The chairman of the National Labor Relations Board (NLRB) on June 5 confirmed that the agency intends to proceed with a rulemaking under the Administrative Procedures Act (APA) to settle the much-debated definition of joint employment under the National Labor Relations Act. In a letter addressed to Senators Elizabeth Warren, Kirsten Gillibrand, and Bernie Sanders, NLRB Chairman John Ring wrote, “[c]andor requires me to inform you that the NLRB is no longer merely considering joint employer rulemaking….A majority of the board is committed to engage in rulemaking, and the NLRB will do so.”
The move to engage in a so-called notice-and-comment rulemaking under the APA is the latest turn in the joint employer saga. As observers of labor policy know well, this saga began when the Obama-era NLRB issued its 2015 decision in Browning-Ferris Industries, in which the Board upended decades of precedent to rewrite the standard for establishing joint employment.
Browning-Ferris jettisoned a clear, direct-control standard and replaced it with a sweeping standard based on “indirect” control or even the “potential” to control — ensnaring all manner of businesses in potential legal liability. Put simply, the decision was part of the Obama NLRB’s aggressive agenda to promote union organizing.
In the fall of 2017, the Trump administration had a brief window in which it held a majority of Board members, and that majority reversed Browning-Ferris on December 14. In Hy-Brand Industrial Contractors, Ltd., the Board restored the direct and immediate control standard for joint employment, and it slammed the seriously misguided Browning-Ferris decision, saying that “standard is a distortion of common law as interpreted by the Board and the courts, it is contrary to the Act, it is ill-advised as a matter of policy, and its application would prevent the Board from discharging one of its primary responsibilities under the Act, which is to foster stability in labor-management relations.”

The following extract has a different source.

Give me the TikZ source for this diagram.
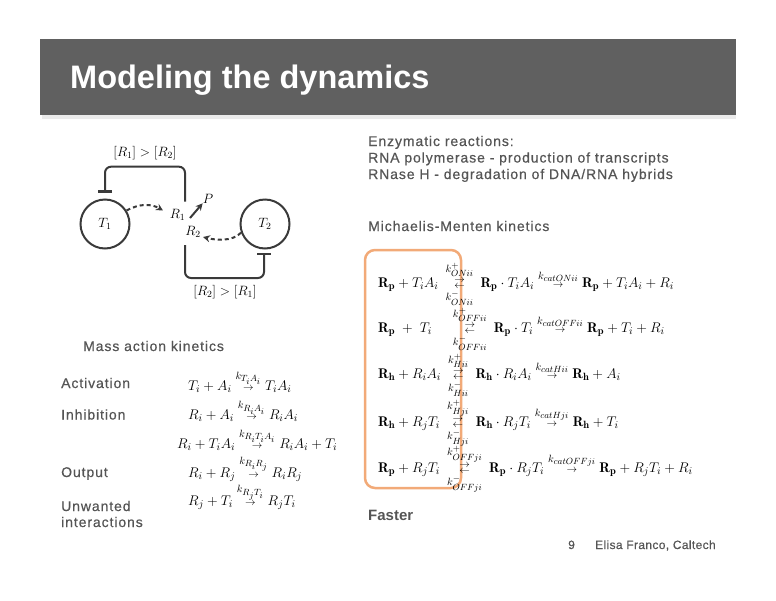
\RequirePackage{fix-cm}
\documentclass[tikz,border=0pt]{standalone}
\usepackage{amsmath}
\usepackage{fontspec}
\newfontfamily\bodyfont[LetterSpace=6.5,FakeBold=0.5]{Liberation Sans}
\newfontfamily\footfont[LetterSpace=3,FakeBold=0.5]{Liberation Sans}
\newfontfamily\titlefont{Liberation Sans}
\DeclareMathSizes{14}{14}{10.5}{9}
\usetikzlibrary{arrows.meta,calc}
\definecolor{barcol}{HTML}{606060}
\definecolor{txt}{HTML}{555555}
\definecolor{ink}{HTML}{3A3A3A}
\definecolor{boxor}{HTML}{F2AA78}
\newcommand\rev[2]{\mathrel{\mkern4mu\mathop{\vcenter{\offinterlineskip\hbox{$\scriptstyle\rightarrow$}\kern2.5pt\hbox{$\scriptstyle\leftarrow$}}}\limits^{#1}_{#2}\mkern4mu}}
\newcommand\fwd[1]{\mathrel{\overset{#1}{\scriptstyle\rightarrow}}}
\tikzset{
  body/.style={font=\bodyfont\fontsize{14}{16}\selectfont, text=txt, anchor=base west, inner sep=0pt},
  eq/.style={font=\fontsize{14}{17}\selectfont, anchor=base west, inner sep=0pt},
  ln/.style={draw=ink, line width=2pt},
  circ/.style={circle, draw=ink, line width=2pt, minimum size=49pt, inner sep=0pt, font=\fontsize{13.5}{15}\selectfont},
  lbl/.style={inner sep=0pt, font=\fontsize{13.5}{15}\selectfont},
  inh/.style={ln, rounded corners=6pt, -{Bar[width=14pt,line width=2.5pt]}},
  dasharr/.style={ln, dash pattern=on 4pt off 3pt, -{Stealth[length=7pt,width=7pt]}},
  solarr/.style={ln, -{Stealth[length=7pt,width=7pt]}},
}
\begin{document}
\begin{tikzpicture}[x=1pt,y=-1pt]
\useasboundingbox (0,0) rectangle (776,600);
% header
\fill[black!8] (42,115) rectangle (736,119);
\fill[barcol] (40,39) rectangle (736,115);
\node[anchor=base west, inner sep=0pt, text=white, font=\titlefont\bfseries\fontsize{32.5}{36}\selectfont] (title) at (70,88.3) {Modeling the dynamics};

% diagram
\node[circ] (T1) at (105,224) {$T_1$};
\node[circ] (T2) at (265,224) {$T_2$};
\node[lbl] (R1) at (177.5,215) {$R_1$};
\node[lbl] (R2) at (193,231.5) {$R_2$};
\node[lbl] (P) at (208,198.5) {$P$};
\node[lbl] (c12) at (145,153) {$[R_1]>[R_2]$};
\node[lbl] (c21) at (225,292) {$[R_2]>[R_1]$};
\coordinate (R1top) at (185,201.7);
\coordinate (T1bar) at (105,192.7);
\coordinate (R2bot) at (185,245);
\coordinate (T2bar) at (264,252.7);
\draw[inh] (R1top) |- (105,166.7) -- (T1bar);
\draw[inh] (R2bot) |- (264,278) -- (T2bar);
\draw[dasharr] (T1.32) .. controls (140,203) and (152,204) .. (163,210.5);
\draw[dasharr] (T2.200) .. controls (232,242) and (215,240) .. (203,237);
\draw[solarr] (190,218) -- (P.south west);

% mass action
\node[body] (mak) at (83,351) {Mass action kinetics};
\node[body] (act) at (61,388) {Activation};
\node[body] (inhl) at (61,419.5) {Inhibition};
\node[body] (outl) at (61,477) {Output};
\node[body] (unw) at (61,511) {Unwanted};
\node[body] (unw2) at (61,527) {interactions};
\node[eq] (e1) at (188,390) {$T_i+A_i\fwd{k_{T_iA_i}}T_iA_i$};
\node[eq] (e2) at (188,419.5) {$R_i+A_i\fwd{k_{R_iA_i}}R_iA_i$};
\node[eq] (e3) at (177,448) {$R_i+T_iA_i\fwd{k_{R_iT_iA_i}}R_iA_i+T_i$};
\node[eq] (e4) at (188,477) {$R_i+R_j\fwd{k_{R_iR_j}}R_iR_j$};
\node[eq] (e5) at (188,505.5) {$R_j+T_i\fwd{k_{R_jT_i}}R_jT_i$};

% right column
\node[body] (enz) at (368,146) {Enzymatic reactions:};
\node[body] (rnap) at (368,162.5) {RNA polymerase - production of transcripts};
\node[body] (rnh) at (368,179) {RNase H - degradation of DNA/RNA hybrids};
\node[body] (mm) at (368,231) {Michaelis-Menten kinetics};
\draw[draw=boxor, line width=2.5pt, rounded corners=10pt] (365,250) rectangle (461,488);
\node[eq] (m1) at (378,287) {$\mathbf{R_p}+T_iA_i\rev{k^+_{ONii}}{k^-_{ONii}}\mathbf{R_p}\cdot T_iA_i\fwd{k_{catONii}}\mathbf{R_p}+T_iA_i+R_i$};
\node[eq] (m2) at (378,332) {$\mathbf{R_p}\;+\;T_i\quad\rev{k^+_{OFFii}}{k^-_{OFFii}}\mathbf{R_p}\cdot T_i\fwd{k_{catOFFii}}\mathbf{R_p}+T_i+R_i$};
\node[eq] (m3) at (378,378) {$\mathbf{R_h}+R_iA_i\rev{k^+_{Hii}}{k^-_{Hii}}\mathbf{R_h}\cdot R_iA_i\fwd{k_{catHii}}\mathbf{R_h}+A_i$};
\node[eq] (m4) at (378,426) {$\mathbf{R_h}+R_jT_i\rev{k^+_{Hji}}{k^-_{Hji}}\mathbf{R_h}\cdot R_jT_i\fwd{k_{catHji}}\mathbf{R_h}+T_i$};
\node[eq] (m5) at (378,472) {$\mathbf{R_p}+R_jT_i\rev{k^+_{OFFji}}{k^-_{OFFji}}\mathbf{R_p}\cdot R_jT_i\fwd{k_{catOFFji}}\mathbf{R_p}+R_jT_i+R_i$};
\node[body, font=\titlefont\bfseries\fontsize{15}{18}\selectfont] (fast) at (368,520) {Faster};

% footer
\node[body, font=\footfont\fontsize{12}{14}\selectfont] (pg) at (568,549) {9};
\node[body, font=\footfont\fontsize{12}{14}\selectfont] (auth) at (595,549) {Elisa Franco, Caltech};
\end{tikzpicture}
\end{document}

Unfortunately, the Board then vacated the Hy-Brand decision in February 2018 for procedural reasons, which restored the Browning-Ferris standard. Meanwhile, political opponents of the current majority cast aspersions on Member William Emmanuel and made dubious claims about his involvement in addressing the joint employer issue at all.
With all of the political argy-bargy seemingly here to stay, the NLRB announced on May 9 that the current majority on the Board was considering a rulemaking, which would provide the public with the opportunity to weigh in on this issue.
In his letter on June 5 Chairman Ring reiterated that “a majority of the Board believes that ‘notice-and-comment’ rulemaking offers the best vehicle to fully consider all views on what the [joint-employer] standard ought to be.’” He further opined that “rulemaking will enable the Board to address ‘specific factual circumstances’ hypothetically and thus to furnish unions and employers the guidance that Browning-Ferris conspicuously failed to provide.”
As Chairman Ring noted, the joint employer issue “has been and continues to be a hotly debated subject” within the labor policy community. One hopes that a rulemaking will put an end to the debate and finally deliver the much-needed clarity that employers have sought all along.